Por otra parte, su apertura al don divino de la vida también revelaba su fe en la providencia divina. Sin duda, hubo quienes pensaron, o incluso dijeron: “Oye, las cosas van bien. ¿Para qué necesitamos más hijos?” o “Las cosas van mal, ¡y hay otra boca que alimentar!”. En los buenos o malos tiempos, la apertura hebrea a la vida que se encuentra en Éxodo 1 revela una confianza en que Dios no dañará a quienes confían en él, en su bondad y en sus dones.
Esa perspectiva podría ser esclarecedora para los cristianos, incluso para algunos católicos, hoy en día. Va en contra de los criterios con los que la sociedad moderna sopesa y juzga las cosas. Pero también nos habla de algunas cosas que nuestro mundo olvida, como la bondad de un niño, como la piedad que reconoce que Dios, no el hombre, es Señor y dador de vida, y como la confianza en la providencia de Dios, tanto en los buenos como en los malos tiempos. Pensemos especialmente en la confianza en la Providencia que reconoce que, en los buenos tiempos, Dios enriqueció especialmente a su pueblo con niños, como ramas de olivo, alrededor de su mesa (Salmo 128), y, en los malos tiempos, quienes, sin embargo, a través de los niños aseguraron que este pueblo sobreviviría. ¿Tenemos nosotros, como pueblo de Dios, la misma fe providencial?

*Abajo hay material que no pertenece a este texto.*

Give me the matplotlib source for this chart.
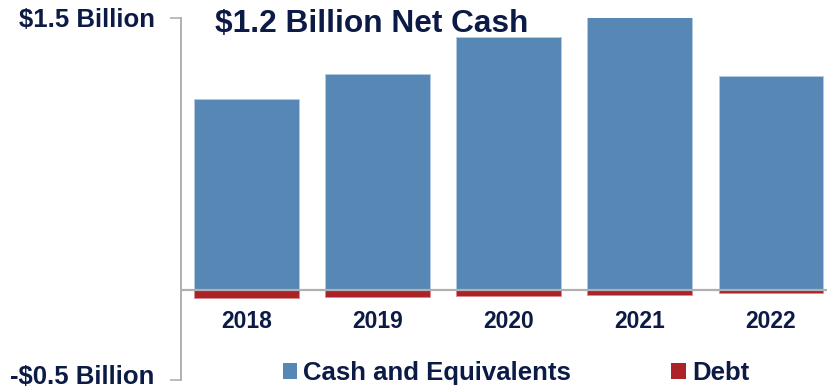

La suerte de los hebreos era mucho peor que la nuestra. En el caso de la educación de los hijos, para ellos se trataba de violar la ley que imponía obligaciones eugenésicas positivas (matar a los hijos); para nosotros, se trata generalmente de tener que renunciar a algo material. Precisamente esa cuestión –si se asigna a un niño un “valor” que se pueda medir junto a otras “cosas”– es el núcleo corrupto de la mentalidad anticonceptiva que criticaron Pablo VI y Juan Pablo II.
Vale la pena releer Éxodo 1... y luego mirarse al espejo.